Berdirinya Masjid Al Wustho tak lepas dari peran Pura Mangkunegaran. Masjid yang berada di Jalan Kartini, Ketelan, Banjarsari, itu dibangun atas prakarsa KGPAA Mangkunegara I (1725-1795). Saat awal berdiri, masjid tersebut bernama Masjid Mangkunegaran yang berlokasi di Kauman. 

Pada masa KGPAA Mangkunegara II (1796-1835), masjid dipindahakan ke dekat Pura Mangkunegaran dengan pengelolaan oleh abdi dalem. Masjid Al Wustho masih mempertahankan keasliannya, mulai dari tembok, mimbar, menara, gapura dan bedug. Gapuranya yang dihiasi kaligrafi menjadi bagian yang ikonik dan menjadi ciri khas Masjid Al Wustho. 

Masjid Al Hikmah 

Masjid Al Hikmah terkenal menjadi simbol kerukunan umat beragama di Solo. Masjid yang terletak di Jaan Gatot Subroto, Kratonan, Serengan itu berlokasi berdampingan dengan Gereja Kristen Jawa (GKJ) Joyodiningrat. Kedua bangunan itu hanya dipisahkan tembok pembatas. 

Berdiri sejak tahun 1947, Masjid Al Hikmah selalu memberikan pesan toleransi dengan saling menghormati setiap perayaan agama di GKJ. Bahkan umat kedua tempat ibadah itu saling membantu dalam pengamanan perayaan keagamaan baik Islam mapun Kristen. 

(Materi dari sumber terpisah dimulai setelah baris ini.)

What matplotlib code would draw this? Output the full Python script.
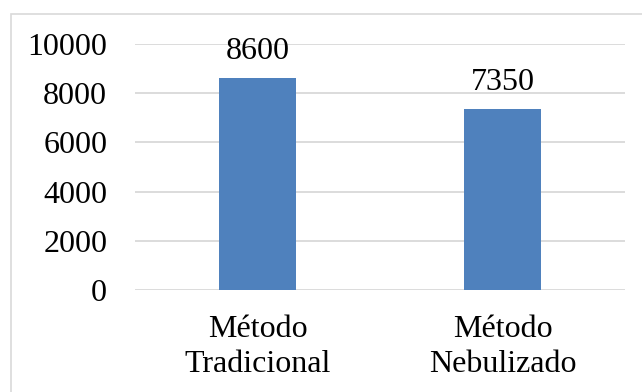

Masjid Al Hikmah dan GKJ Joyodiningrat kerap dikunjungi warga dari berbagai daerah yang ingin mengetahui langsung kerukunan umat beragama yang sudah terbangun lama di Kota Solo.

Masjid Al Hikmah (kanan) berdampingan dengan GKJ Joyodiningrat (Iqra.id)

Masjid Darussalam

Para perantau masyarakat Banjar membidani lahirnya Masjid Darussalam di Jayengan, Serengan, sekitar tahun 1900-an. Pada masanya, masyarakat Banjar dikenal sebagai pedagang emas dan berlian di Kota Bengawan. Hingga kini tradisi pembagian bubur Samin atau bubur Banjar pun masih bertahan selama bulan Ramadan.

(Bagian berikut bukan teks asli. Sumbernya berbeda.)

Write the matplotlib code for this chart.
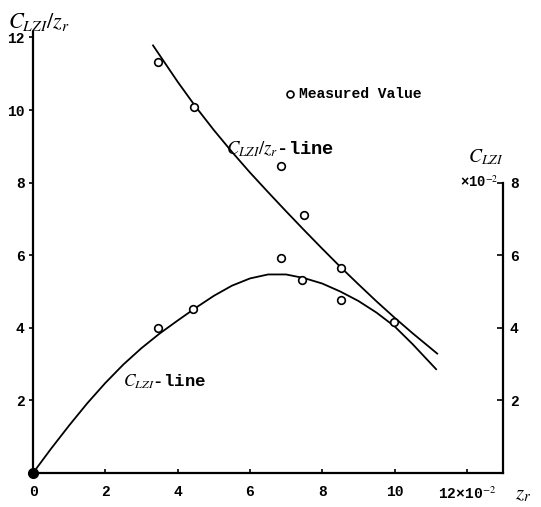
import numpy as np
import matplotlib
matplotlib.use("Agg")
import matplotlib.pyplot as plt

plt.rcParams["mathtext.fontset"] = "stix"
plt.rcParams["font.family"] = ["Liberation Mono", "DejaVu Sans"]

# measured values (z_r in 1e-2)
z_ratio = [3.46, 4.45, 6.86, 7.50, 8.52, 9.99]
ratio_vals = [11.31, 10.07, 8.45, 7.10, 5.64, 4.16]
z_clzi = [3.46, 4.43, 6.86, 7.44, 8.52]
clzi_vals = [3.99, 4.51, 5.92, 5.31, 4.76]

# curves
ratio_line_x = [3.32, 4.0, 4.5, 5.0, 5.5, 6.0, 6.5, 7.0, 7.5, 8.0, 8.5, 9.0, 9.5, 10.0, 10.5, 11.18]
ratio_line_y = [11.78, 10.78, 10.09, 9.45, 8.85, 8.28, 7.74, 7.21, 6.69, 6.18, 5.68, 5.20, 4.73, 4.28, 3.85, 3.29]
clzi_line_x = [0, 0.5, 1.0, 1.5, 2.0, 2.5, 3.0, 3.5, 4.0, 4.5, 5.0, 5.5, 6.0, 6.5, 7.0, 7.5,
               8.0, 8.5, 9.0, 9.5, 10.0, 10.5, 11.15]
clzi_line_y = [0, 0.67, 1.31, 1.92, 2.48, 2.99, 3.44, 3.84, 4.20, 4.55, 4.88, 5.16, 5.36, 5.47,
               5.47, 5.37, 5.22, 5.00, 4.74, 4.42, 4.04, 3.55, 2.86]

x_ticks = [0, 2, 4, 6, 8, 10, 12]
x_labels = ["0", "2", "4", "6", "8", "10", r"12×10$^{-2}$"]
left_ticks = [2, 4, 6, 8, 10, 12]
right_ticks = [2, 4, 6, 8]

fig = plt.figure(figsize=(5.41, 5.07), dpi=100)
ax = fig.add_axes([33 / 541, 34 / 507, 470 / 541, 441 / 507])
ax.set_xlim(0, 13)
ax.set_ylim(0, 12.15)

ax.plot(ratio_line_x, ratio_line_y, color="black", lw=1.3)
ax.plot(clzi_line_x, clzi_line_y, color="black", lw=1.3)
ax.plot(z_ratio, ratio_vals, "o", ms=5.5, mfc="white", mec="black", mew=1.2)
ax.plot(z_clzi, clzi_vals, "o", ms=5.5, mfc="white", mec="black", mew=1.2)
ax.plot([0], [0], "o", ms=7, color="black", clip_on=False, zorder=5)

for s in ["top", "right"]:
    ax.spines[s].set_visible(False)
for s in ["left", "bottom"]:
    ax.spines[s].set_linewidth(1.6)
ax.spines["left"].set_bounds(0, 12.15)

ax.set_xticks(x_ticks)
ax.set_xticklabels(x_labels, fontsize=10.5, fontweight="bold")
ax.set_yticks(left_ticks)
ax.set_yticklabels([str(t) for t in left_ticks], fontsize=10.5, fontweight="bold")
ax.tick_params(axis="x", direction="in", length=3, width=1.2, pad=9)
ax.tick_params(axis="y", direction="out", length=3, width=1.2, pad=3)

# right axis
ax2 = ax.twinx()
ax2.set_ylim(ax.get_ylim())
for s in ["top", "left", "bottom"]:
    ax2.spines[s].set_visible(False)
ax2.spines["right"].set_bounds(0, 8)
ax2.spines["right"].set_linewidth(1.6)
ax2.set_yticks(right_ticks)
ax2.set_yticklabels([str(t) for t in right_ticks], fontsize=10.5, fontweight="bold")
ax2.tick_params(axis="y", direction="in", length=4, width=1.2, pad=5)

# labels
fig.text(8 / 541, 1 - 22 / 507, r"$C_{LZI}/z_r$", fontsize=16, va="center", ha="left")
fig.text(468 / 541, 1 - 157 / 507, r"$C_{LZI}$", fontsize=14, va="center", ha="left")
fig.text(460 / 541, 1 - 182 / 507, r"×10$^{-2}$", fontsize=10, fontweight="bold",
         va="center", ha="left")
fig.text(515 / 541, 1 - 495 / 507, r"$z_r$", fontsize=15, va="center", ha="left")

ax.plot([7.1], [10.45], "o", ms=5, mfc="white", mec="black", mew=1.2)
ax.text(7.35, 10.45, "Measured Value", fontsize=10.5, fontweight="bold", va="center")
ax.text(5.35, 8.93, r"$C_{LZI}/z_r$-line", fontsize=13.5, fontweight="bold", va="center")
ax.text(2.5, 2.5, r"$C_{LZI}$-line", fontsize=12.5, fontweight="bold", va="center")

fig.savefig("out.png", dpi=100)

Masjid tersebut memiliki arsitektur yang unik berupa perpaduan Jawa dan Sumatera. Saat ini, Masjid Darussalam menjadi bagian wisata religi yang sering dikunjungi warga dari berbagai daerah. Masjid tersebut juga dekat dengan kawasan Kampun Permata Jayengan dan Masjid Al Hikmah.